NASA is in the midst of its first phase of flight tests to determine the effects of alternative biofuels on the emissions and performance of jet engines flying at altitude.
The program is called the Alternative Fuel Effects on Contrails and Cruise Emissions, or ACCESS, according to Dr. Ruben Del Rosario, project manager of NASA’s Subsonic Fixed Wing project. The goal is to investigate how biofuels perform compared with traditional jet fuel and also to measure the environmental impact of biofuels. The results of the tests are significant because of the growing popularity of biofuels for both the U.S. Air Force and Navy as well as private sector aviation.
During the ACCESS tests, the space agency’s highly modified Douglas DC-8, which normally is used as a flying laboratory, will conduct a series of flights at altitudes as high as 40,000 feet, while a NASA Falcon HU-25 aircraft follows behind at distances of between 300 feet and more than 10 miles, according to Del Rosario. The flights will take place primarily over restricted airspace over Edwards Air Force Base in California.
ACCESS is the outgrowth of earlier preliminary research on biofuels and jets. “It was born out of two previous experiments that we conducted in 2009 and 2011 at NASA’s Dryden Aircraft Operations Facility,” Del Rosario explains.
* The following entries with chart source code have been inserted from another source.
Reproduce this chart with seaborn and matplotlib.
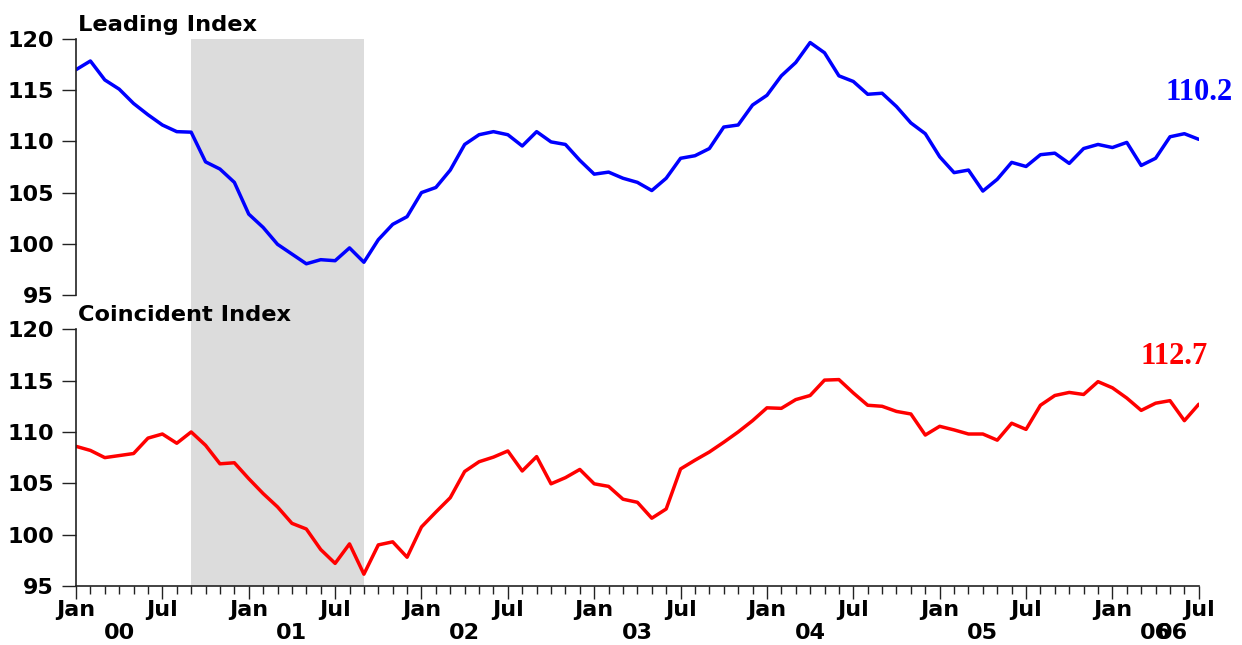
import numpy as np
import pandas as pd
import matplotlib
matplotlib.use("Agg")
import matplotlib.pyplot as plt
import matplotlib.transforms as mtransforms
import seaborn as sns

# monthly index values, Jan 2000 .. Jul 2006
leading = [117.0, 117.85, 116.0, 115.1, 113.7, 112.6, 111.6, 110.95, 110.9, 108.0,
           107.3, 106.0, 102.9, 101.6, 99.95, 99.0, 98.05, 98.45, 98.35, 99.6,
           98.2, 100.4, 101.9, 102.65, 105.0, 105.5, 107.2, 109.7, 110.65, 110.95,
           110.65, 109.55, 110.95, 109.95, 109.7, 108.15, 106.8, 107.0, 106.4, 106.0,
           105.2, 106.4, 108.35, 108.6, 109.3, 111.4, 111.6, 113.55, 114.5, 116.4,
           117.7, 119.65, 118.65, 116.4, 115.85, 114.6, 114.7, 113.4, 111.8, 110.75,
           108.5, 106.95, 107.2, 105.15, 106.3, 107.95, 107.55, 108.7, 108.85, 107.85,
           109.3, 109.7, 109.4, 109.9, 107.65, 108.35, 110.45, 110.75, 110.2]
coincident = [108.6, 108.2, 107.5, 107.7, 107.9, 109.4, 109.8, 108.9, 110.0, 108.7,
              106.9, 107.0, 105.45, 104.0, 102.7, 101.1, 100.55, 98.55, 97.2, 99.1,
              96.15, 99.0, 99.3, 97.8, 100.75, 102.2, 103.6, 106.15, 107.1, 107.55,
              108.15, 106.2, 107.6, 104.95, 105.55, 106.35, 104.95, 104.7, 103.45, 103.15,
              101.6, 102.5, 106.4, 107.25, 108.05, 109.0, 110.0, 111.1, 112.35, 112.3,
              113.15, 113.55, 115.05, 115.1, 113.8, 112.6, 112.5, 112.0, 111.75, 109.7,
              110.55, 110.2, 109.8, 109.8, 109.2, 110.85, 110.25, 112.6, 113.55, 113.85,
              113.65, 114.9, 114.3, 113.3, 112.1, 112.8, 113.05, 111.1, 112.7]
dates = pd.date_range("2000-01-01", periods=len(leading), freq="MS")
recession = ("2000-09-01", "2001-09-01")
year_labels = ["00", "01", "02", "03", "04", "05", "06"]

df = pd.DataFrame({"date": dates, "leading": leading, "coincident": coincident})
df["m"] = (df["date"].dt.year - 2000) * 12 + df["date"].dt.month - 1


def month_pos(s):
    d = pd.Timestamp(s)
    return (d.year - 2000) * 12 + d.month - 1


sns.set_theme(style="ticks")
plt.rcParams["font.family"] = ["DejaVu Sans"]
plt.rcParams["font.weight"] = "bold"
plt.rcParams["text.color"] = "black"
plt.rcParams["xtick.color"] = "black"
plt.rcParams["ytick.color"] = "black"

fig = plt.figure(figsize=(12.42, 6.45), dpi=100)
ax1 = fig.add_axes([0.0612, 0.5426, 0.904, 0.397])
ax2 = fig.add_axes([0.0612, 0.0915, 0.904, 0.398])

r0, r1 = month_pos(recession[0]), month_pos(recession[1])
xmax = df["m"].iloc[-1]
axis_col = "#222222"

for ax, col, color, title in [(ax1, "leading", "#0000FF", "Leading Index"),
                              (ax2, "coincident", "#FF0000", "Coincident Index")]:
    ax.set_facecolor("none")
    sns.lineplot(data=df, x="m", y=col, ax=ax, color=color, lw=2.5)
    ax.set_xlim(0, xmax)
    ax.set_ylim(95, 120)
    ax.set_yticks([95, 100, 105, 110, 115, 120])
    ax.set_xlabel("")
    ax.set_ylabel("")
    for sp in ["top", "right"]:
        ax.spines[sp].set_visible(False)
    ax.spines["left"].set_color(axis_col)
    ax.spines["left"].set_linewidth(1.2)
    ax.tick_params(axis="y", direction="out", length=10, width=1, color=axis_col,
                   pad=6, labelsize=16)
    for lab in ax.get_yticklabels():
        lab.set_fontweight("bold")
    ax.text(0.002, 1.015, title, transform=ax.transAxes, ha="left", va="bottom",
            fontsize=16.2, fontweight="bold")

# recession shading, running through the gap between panels
ax1.axvspan(r0, r1, ymin=-0.133, ymax=1, color="#DCDCDC", lw=0, zorder=0, clip_on=False)
ax2.axvspan(r0, r1, color="#DCDCDC", lw=0, zorder=0)

ax1.spines["bottom"].set_visible(False)
ax1.set_xticks([])

ax2.spines["bottom"].set_color(axis_col)
ax2.spines["bottom"].set_linewidth(1.2)
major = list(range(0, xmax + 1, 6))
ax2.set_xticks(major)
ax2.set_xticklabels(["Jan" if m % 12 == 0 else "Jul" for m in major])
ax2.set_xticks(range(0, xmax + 1), minor=True)
ax2.tick_params(axis="x", which="major", direction="out", length=9, width=1,
                color=axis_col, pad=1, labelsize=16)
ax2.tick_params(axis="x", which="minor", direction="out", length=6, width=1,
                color=axis_col)
for lab in ax2.get_xticklabels():
    lab.set_fontweight("bold")

trans = mtransforms.blended_transform_factory(ax2.transData, ax2.transAxes)
for i, yl in enumerate(year_labels):
    ax2.text(i * 12 + 3, -0.185, yl, transform=trans, ha="center", va="center",
             fontsize=16, fontweight="bold")
# the chart repeats the last year label slightly shifted
ax2.text(6 * 12 + 4.2, -0.185, year_labels[-1], transform=trans, ha="center",
         va="center", fontsize=16, fontweight="bold")

# last values
ax1.text(xmax, leading[-1] + 4.6, f"{leading[-1]:.1f}", ha="center", va="center",
         color="#0000FF", fontsize=22, fontweight="bold",
         family=["Liberation Serif", "DejaVu Serif"])
ax2.text(xmax - 1.7, coincident[-1] + 4.6, f"{coincident[-1]:.1f}", ha="center",
         va="center", color="#FF0000", fontsize=22, fontweight="bold",
         family=["Liberation Serif", "DejaVu Serif"])

fig.savefig("out.png", dpi=100)
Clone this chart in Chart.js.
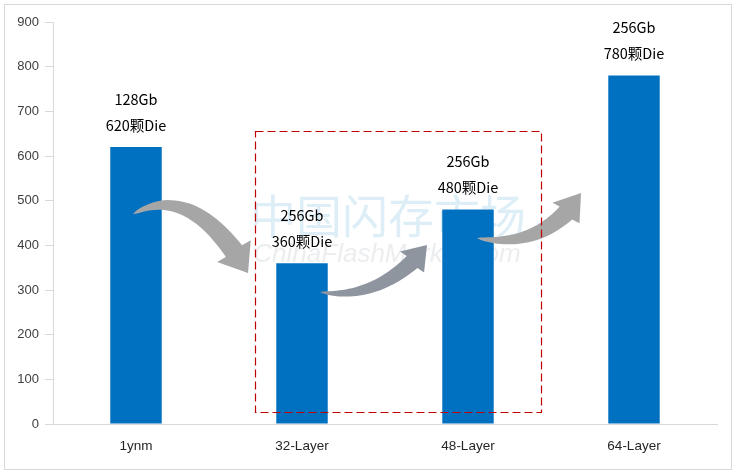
<!DOCTYPE html>
<html>
<head>
<meta charset="utf-8">
<script src="https://cdn.jsdelivr.net/npm/chart.js@4"></script>
<style>
  body { margin: 0; background: #fff; }
  #wrap { width: 736px; height: 474px; }
</style>
</head>
<body>
<div id="wrap"><canvas id="dieChart" width="736" height="474"></canvas></div>
<script>
var categories = ["1ynm", "32-Layer", "48-Layer", "64-Layer"];
var dieCounts = [620, 360, 480, 780];
var capacities = ["128Gb", "256Gb", "256Gb", "256Gb"];
var yTicks = [0, 100, 200, 300, 400, 500, 600, 700, 800, 900];

// dashed box round the 3D parts, in category index / value units
var boxRange = { x0: 0.717, x1: 2.44, y0: 27, y1: 656 };

// curved arrows: tail, control, head base, tip (index / value units)
var arrows = [
  { t: [-0.018, 470], c: [0.295, 535], b: [0.59, 387], p: [0.675, 338], bw: 20, hw: 40, color: "#a6a6a6" },
  { t: [1.108, 295.5], c: [1.41, 277.6], b: [1.663, 362.7], p: [1.753, 400.7], bw: 16, hw: 32, color: "#8e959f" },
  { t: [2.054, 416.4], c: [2.373, 394], b: [2.59, 472.4], p: [2.681, 517], bw: 18, hw: 34, color: "#a6a6a6" }
];

function drawArrow(ctx, x, y, a) {
  var T = [x.getPixelForValue(a.t[0]), y.getPixelForValue(a.t[1])];
  var C = [x.getPixelForValue(a.c[0]), y.getPixelForValue(a.c[1])];
  var B = [x.getPixelForValue(a.b[0]), y.getPixelForValue(a.b[1])];
  var P = [x.getPixelForValue(a.p[0]), y.getPixelForValue(a.p[1])];
  var left = [], right = [];
  var n = 30;
  for (var i = 0; i <= n; i++) {
    var s = i / n;
    var px = (1 - s) * (1 - s) * T[0] + 2 * (1 - s) * s * C[0] + s * s * B[0];
    var py = (1 - s) * (1 - s) * T[1] + 2 * (1 - s) * s * C[1] + s * s * B[1];
    var dx = 2 * (1 - s) * (C[0] - T[0]) + 2 * s * (B[0] - C[0]);
    var dy = 2 * (1 - s) * (C[1] - T[1]) + 2 * s * (B[1] - C[1]);
    var len = Math.sqrt(dx * dx + dy * dy) || 1;
    var nx = -dy / len, ny = dx / len;
    var w = (a.bw / 2) * Math.pow(s, 0.6);
    left.push([px + nx * w, py + ny * w]);
    right.push([px - nx * w, py - ny * w]);
  }
  var hx = P[0] - B[0], hy = P[1] - B[1];
  var hl = Math.sqrt(hx * hx + hy * hy);
  var hnx = -hy / hl, hny = hx / hl;
  ctx.save();
  ctx.fillStyle = a.color;
  ctx.beginPath();
  ctx.moveTo(left[0][0], left[0][1]);
  for (var j = 1; j < left.length; j++) ctx.lineTo(left[j][0], left[j][1]);
  ctx.lineTo(B[0] + hnx * a.hw / 2, B[1] + hny * a.hw / 2);
  ctx.lineTo(P[0], P[1]);
  ctx.lineTo(B[0] - hnx * a.hw / 2, B[1] - hny * a.hw / 2);
  for (var k = right.length - 1; k >= 0; k--) ctx.lineTo(right[k][0], right[k][1]);
  ctx.closePath();
  ctx.fill();
  ctx.restore();
}

var decorPlugin = {
  id: "decor",
  beforeDraw: function (chart) {
    var ctx = chart.ctx;
    ctx.save();
    ctx.strokeStyle = "#d9d9d9";
    ctx.lineWidth = 1;
    ctx.strokeRect(4.5, 4.5, 727, 465);
    ctx.restore();
  },
  beforeDatasetsDraw: function (chart) {
    var ctx = chart.ctx;
    var x = chart.scales.x;
    var cx = x.getPixelForValue(1.5);
    ctx.save();
    ctx.textAlign = "center";
    ctx.textBaseline = "alphabetic";
    ctx.fillStyle = "rgba(170, 212, 236, 0.4)";
    ctx.font = "46px 'Noto Sans CJK SC'";
    ctx.fillText("中国闪存市场", cx + 3, 233);
    ctx.fillStyle = "rgba(190, 196, 202, 0.3)";
    ctx.font = "italic 26px 'Liberation Sans'";
    ctx.fillText("ChinaFlashMarket.com", cx + 2, 262);
    ctx.restore();
  },
  afterDatasetsDraw: function (chart) {
    var ctx = chart.ctx;
    var x = chart.scales.x, y = chart.scales.y;
    var meta = chart.getDatasetMeta(0);
    ctx.save();
    ctx.fillStyle = "#000";
    ctx.textAlign = "center";
    ctx.textBaseline = "middle";
    ctx.font = "14.5px 'Noto Sans CJK SC'";
    meta.data.forEach(function (bar, i) {
      ctx.fillText(capacities[i], bar.x, bar.y - 48);
      ctx.fillText(dieCounts[i] + "颗Die", bar.x, bar.y - 22);
    });
    ctx.restore();

    arrows.forEach(function (a) { drawArrow(ctx, x, y, a); });

    var bx0 = Math.round(x.getPixelForValue(boxRange.x0)) + 0.5;
    var bx1 = Math.round(x.getPixelForValue(boxRange.x1)) + 0.5;
    var by0 = Math.round(y.getPixelForValue(boxRange.y1)) + 0.5;
    var by1 = Math.round(y.getPixelForValue(boxRange.y0)) + 0.5;
    ctx.save();
    ctx.strokeStyle = "#c00000";
    ctx.lineWidth = 1.2;
    ctx.setLineDash([8, 4]);
    ctx.beginPath();
    ctx.moveTo(bx0, by0);
    ctx.lineTo(bx1, by0);
    ctx.lineTo(bx1, by1);
    ctx.lineTo(bx0, by1);
    ctx.closePath();
    ctx.stroke();
    ctx.restore();
  }
};

var ctx = document.getElementById("dieChart").getContext("2d");
var dieChart = new Chart(ctx, {
  type: "bar",
  data: {
    labels: categories,
    datasets: [
      {
        data: dieCounts,
        backgroundColor: "#0070c0",
        borderWidth: 0,
        barPercentage: 0.31,
        categoryPercentage: 1.0,
      },
    ],
  },
  options: {
    responsive: false,
    animation: false,
    layout: { padding: { top: 22, right: 19, bottom: 0, left: 0 } },
    plugins: {
      legend: { display: false },
      tooltip: { enabled: false },
    },
    scales: {
      x: {
        grid: { display: false, drawTicks: false },
        border: { display: true, color: "#d9d9d9", width: 1 },
        ticks: {
          color: "#262626",
          font: { family: "'Liberation Sans'", size: 13.5 },
          padding: 14,
        },
        afterFit: function (scale) { scale.height = 50; },
      },
      y: {
        min: 0,
        max: 900,
        afterBuildTicks: function (scale) {
          scale.ticks = yTicks.map(function (v) { return { value: v }; });
        },
        grid: { drawOnChartArea: false, drawTicks: true, tickLength: 8, color: "#d9d9d9" },
        border: { display: true, color: "#d9d9d9", width: 1 },
        ticks: {
          color: "#404040",
          font: { family: "'Liberation Sans'", size: 13 },
          padding: 6,
        },
        afterFit: function (scale) { scale.width = 53; },
      },
    },
  },
  plugins: [decorPlugin],
});
</script>
</body>
</html>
During those tests, ground-based instruments measured the exhaust emissions of the DC-8 while the plane was parked on a ramp at the Palmdale, California, facility.
“During the ground tests, we took very detailed emission measurements, measuring CO2 [carbon dioxide], different oxides, different particulates, measuring sulfur, all the different kind of emissions we could possibly measure with many other companies and institutions joining us, as well,” Del Rosario says.